KEY POINTS

  • Navigational apps provide users with helpful instructions on how to get to their target destination
  • These instructions normally come via visual or vocal cues
  • Apple is proposing a new and safer way to provide navigational cues to consumers

Apple's future augmented reality head-mounted display, the so-called “Apple Glass,” could feature a safer and less intrusive way of providing users with the navigational and directional instructions they need on the road.

Apple provides iPhone, iPad and CarPlay users with navigational instructions to reach their destinations. To do this, devices and systems make use of visual cues and vocal instructions such as “turn left” or “turn right.”

The company, however, noted that while these vocal instructions might be helpful, they can also be intrusive and could interrupt what the user is doing at the time.

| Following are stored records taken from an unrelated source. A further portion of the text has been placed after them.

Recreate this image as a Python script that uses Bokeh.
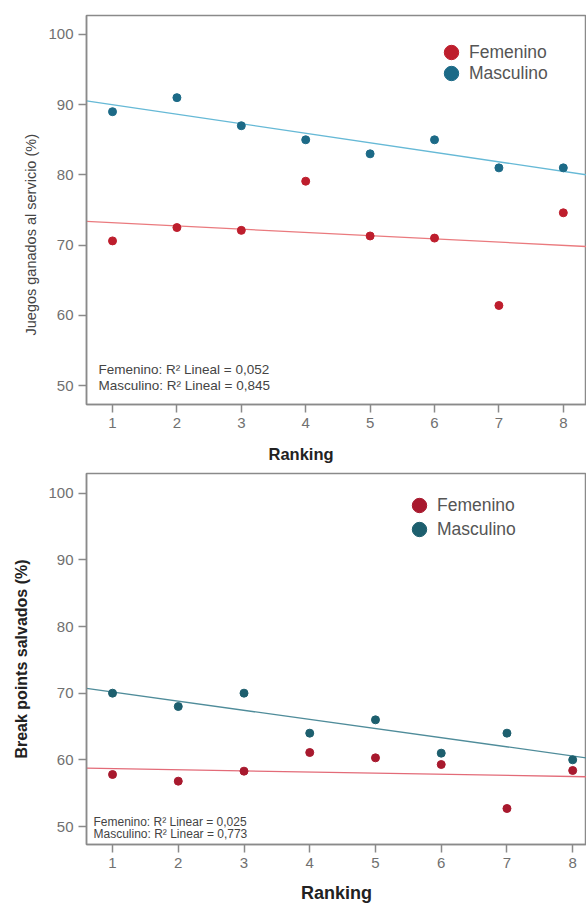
import numpy as np
from bokeh.plotting import figure
from bokeh.models import Label, Legend, LegendItem, Range1d, FixedTicker, Title
from bokeh.layouts import column
from bokeh.embed import file_html
from bokeh.resources import INLINE

# ---- data ----
ranking = [1, 2, 3, 4, 5, 6, 7, 8]
juegos_fem = [70.6, 72.5, 72.1, 79.1, 71.3, 71.0, 61.4, 74.6]
juegos_masc = [89.0, 91.0, 87.0, 85.0, 83.0, 85.0, 81.0, 81.0]
bp_fem = [57.8, 56.8, 58.3, 61.1, 60.3, 59.3, 52.7, 58.4]
bp_masc = [70.0, 68.0, 70.0, 64.0, 66.0, 61.0, 64.0, 60.0]
y_ticks = [50, 60, 70, 80, 90, 100]
series_names = ["Femenino", "Masculino"]
r2_top = ["Femenino: R\u00b2 Lineal = 0,052", "Masculino: R\u00b2 Lineal = 0,845"]
r2_bot = ["Femenino: R\u00b2 Linear = 0,025", "Masculino: R\u00b2 Linear = 0,773"]

FONT = "Liberation Sans"
AX = "#8a8a8a"


def fit_line(p, xs, ys, xr, color):
    a, b = np.polyfit(xs, ys, 1)
    xe = np.array([xr[0], xr[1]])
    p.line(xe, a * xe + b, line_color=color, line_width=1.3)


def style(p):
    p.toolbar_location = None
    p.xgrid.visible = False
    p.ygrid.visible = False
    p.outline_line_color = AX
    p.outline_line_width = 1.5
    p.background_fill_color = "white"
    p.border_fill_color = "white"
    p.xaxis.ticker = FixedTicker(ticks=ranking)
    p.yaxis.ticker = FixedTicker(ticks=y_ticks)
    for ax in (p.xaxis[0], p.yaxis[0]):
        ax.axis_line_color = AX
        ax.axis_line_width = 1.5
        ax.major_tick_line_color = AX
        ax.major_tick_line_width = 1.5
        ax.major_tick_out = 8
        ax.major_tick_in = 0
        ax.minor_tick_line_color = None
        ax.major_label_text_font = FONT
        ax.major_label_text_font_size = "15px"
        ax.major_label_text_color = "#707070"
        ax.major_label_standoff = 5


def add_legend(p, renderers, locs):
    for name, r, loc in zip(series_names, renderers, locs):
        lg = Legend(items=[LegendItem(label=name, renderers=[r])],
                    location=loc, padding=0, margin=0, spacing=0,
                    glyph_width=36, glyph_height=36, label_standoff=0,
                    label_height=20,
                    border_line_color=None, background_fill_alpha=0,
                    label_text_font=FONT, label_text_font_size="17.5px",
                    label_text_color="#555555")
        p.add_layout(lg)


# ---- top panel ----
xr1 = (0.596, 8.36)
p1 = figure(width=586, height=464, output_backend="svg", toolbar_location=None,
            x_range=Range1d(*xr1), y_range=Range1d(47.3, 102.7),
            min_border_left=86, min_border_right=0, min_border_top=15,
            min_border_bottom=60)
style(p1)
# blank spacer labels to push the side titles away from the axes
p1.xaxis.axis_label = " "
p1.xaxis.axis_label_text_font_size = "1px"
p1.xaxis.axis_label_standoff = 8
p1.yaxis.axis_label = " "
p1.yaxis.axis_label_text_font_size = "1px"
p1.yaxis.axis_label_standoff = 3
fit_line(p1, ranking, juegos_masc, xr1, "#66b9d6")
fit_line(p1, ranking, juegos_fem, xr1, "#ea7a7e")
rf1 = p1.scatter(ranking, juegos_fem, size=8, fill_color="#be1e2d", line_color="#be1e2d")
rm1 = p1.scatter(ranking, juegos_masc, size=8, fill_color="#1c6a87", line_color="#1c6a87")
add_legend(p1, [rf1, rm1], [(347, 334), (347, 313)])
for t, sy in zip(r2_top, [35, 19]):
    p1.add_layout(Label(x=12, y=sy, x_units="screen", y_units="screen", text=t,
                        text_font=FONT, text_font_size="13.5px", text_color="#444444",
                        text_baseline="middle", text_align="left"))
p1.add_layout(Title(text="Ranking", align="left", offset=182, standoff=0,
                    text_font=FONT, text_font_size="16.5px", text_font_style="bold",
                    text_color="#222222"), "below")
p1.add_layout(Title(text="Juegos ganados al servicio (%)", align="left", offset=69,
                    standoff=0, text_font=FONT, text_font_size="14.5px",
                    text_font_style="normal", text_color="#444444"), "left")

# ---- bottom panel ----
xr2 = (0.604, 8.21)
p2 = figure(width=586, height=441, output_backend="svg", toolbar_location=None,
            x_range=Range1d(*xr2), y_range=Range1d(47.3, 102.95),
            min_border_left=86, min_border_right=0, min_border_top=9,
            min_border_bottom=58)
style(p2)
p2.xaxis.axis_label = "Ranking"
p2.yaxis.axis_label = "Break points salvados (%)"
for ax in (p2.xaxis[0], p2.yaxis[0]):
    ax.axis_label_text_font = FONT
    ax.axis_label_text_font_style = "bold"
    ax.axis_label_text_color = "#222222"
p2.xaxis.axis_label_text_font_size = "18px"
p2.yaxis.axis_label_text_font_size = "16px"
p2.xaxis.axis_label_standoff = 12
p2.yaxis.axis_label_standoff = 15
fit_line(p2, ranking, bp_masc, xr2, "#4f8c9a")
fit_line(p2, ranking, bp_fem, xr2, "#e36b78")
rf2 = p2.scatter(ranking, bp_fem, size=8, fill_color="#a8192e", line_color="#a8192e")
rm2 = p2.scatter(ranking, bp_masc, size=8, fill_color="#1d5f6e", line_color="#1d5f6e")
add_legend(p2, [rf2, rm2], [(315, 321), (315, 297)])
for t, sy in zip(r2_bot, [23, 11]):
    p2.add_layout(Label(x=7, y=sy, x_units="screen", y_units="screen", text=t,
                        text_font=FONT, text_font_size="12px", text_color="#444444",
                        text_baseline="middle", text_align="left"))

layout = column(p1, p2, spacing=0)
open("out.html", "w").write(file_html(layout, INLINE))
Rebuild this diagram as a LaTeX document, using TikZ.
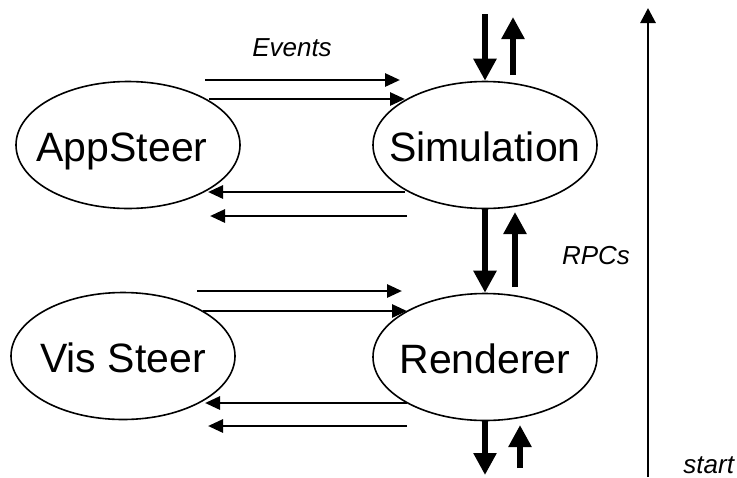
\documentclass[tikz,border=0pt]{standalone}
\usepackage{fontspec}
\setmainfont{Liberation Sans}
\usetikzlibrary{arrows.meta,shapes.geometric}

\begin{document}
\begin{tikzpicture}[x=0.5pt, y=-0.5pt,
  proc/.style={ellipse, draw, line width=0.8pt, minimum width=112pt,
    minimum height=63.5pt, inner sep=0pt},
  proclabel/.style={font=\fontsize{20.5}{24}\selectfont, text depth=0pt,
    yshift=-1pt},
  evt/.style={line width=1.4pt, -{Triangle[length=7.5pt,width=6.5pt]}},
  rpc/.style={line width=3pt, -{Triangle[length=11pt,width=11pt]}},
  lbl/.style={font=\fontsize{13}{15}\selectfont\itshape}]

\useasboundingbox (0,0) rectangle (737,477);

\node[proc, label={[proclabel, xshift=-3pt]center:AppSteer}] (app) at (128,145) {};
\node[proc, label={[proclabel]center:Simulation}] (sim) at (485,145) {};
\node[proc, label={[proclabel]center:Vis Steer}]  (vis) at (123,356) {};
\node[proc, label={[proclabel]center:Renderer}]   (ren) at (485,357) {};

% event arrow ends
\coordinate (e1s) at (205,80);  \coordinate (e1t) at (400,80);
\coordinate (e2s) at (209,99);  \coordinate (e2t) at (405,99);
\coordinate (e3s) at (405,192); \coordinate (e3t) at (208,192);
\coordinate (e4s) at (407,216); \coordinate (e4t) at (210,216);
\coordinate (e5s) at (197,291); \coordinate (e5t) at (402,291);
\coordinate (e6s) at (203,311); \coordinate (e6t) at (407,311);
\coordinate (e7s) at (407,403); \coordinate (e7t) at (205,403);
\coordinate (e8s) at (407,426); \coordinate (e8t) at (208,426);

\foreach \i in {1,...,8} {
  \draw[evt] (e\i s) -- (e\i t);
}

% rpc arrow ends
\coordinate (inS) at (485,14);
\coordinate (upS) at (513,75);  \coordinate (upT) at (513,17);
\coordinate (midS) at (515,287); \coordinate (midT) at (515,212);
\coordinate (outT) at (485,475);
\coordinate (botS) at (520,468); \coordinate (botT) at (520,425);

\draw[rpc] (inS) -- (sim.north);
\draw[rpc] (upS) -- (upT);
\draw[rpc] (sim.south) -- (ren.north);
\draw[rpc] (midS) -- (midT);
\draw[rpc] (ren.south) -- (outT);
\draw[rpc] (botS) -- (botT);

% time axis
\coordinate (t0) at (648,477);
\coordinate (t1) at (648,8);
\draw[line width=1.4pt, -{Triangle[length=7.5pt,width=7.5pt]}] (t0) -- (t1);

\node[lbl] (events) at (292,48) {Events};
\node[lbl] (rpcs) at (596,256) {RPCs};
\node[lbl, anchor=base west, inner sep=0pt] (start) at (683,473) {start};

\end{tikzpicture}
\end{document}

A new patent application describes what the tech giant plans to do about this issue.

According to a patent application titled “Spatial Audio Navigation,” future Apple devices will be able to provide users with non-invasive navigational cues using sound passed through a binaural audio system such as wired or wireless earbuds (EarPods or AirPods) and other like devices.

The technology will also be used for future augmented reality devices, such as the Apple Glass, for a great user experience.

The patent inventors noted that this technology will differ from currently used systems because it will not use vocal instructions such as those mentioned above. Instead, the new navigational system will use the music or whatever sound the user is listening to in order to provide directional cues.

The system will adjust the sound so that users will hear it playing from the side where they should be turning or going toward. For example, if the user needs to turn left, the audio will be played from the left side.

Apple Spatial Audio Navigation
Illustrations showing how Apple's new Spatial Audio Navigation system will work. Apple/USPTO

The system will also take into account the user's current location and target destination and adjust the audio accordingly. For example, if the user needs to turn left at a street 200 meters away, the system will adjust the volume so that the sound will become louder as the user approaches it.

In addition to not being invasive, the patent inventors believe that the new system will be safer as there is a “different psychology” at play when sound cues are used instead of vocal directions. Vocal cues tell users what to do, whereas sound cues merely guide users where to go, giving them the freedom to follow at their convenience.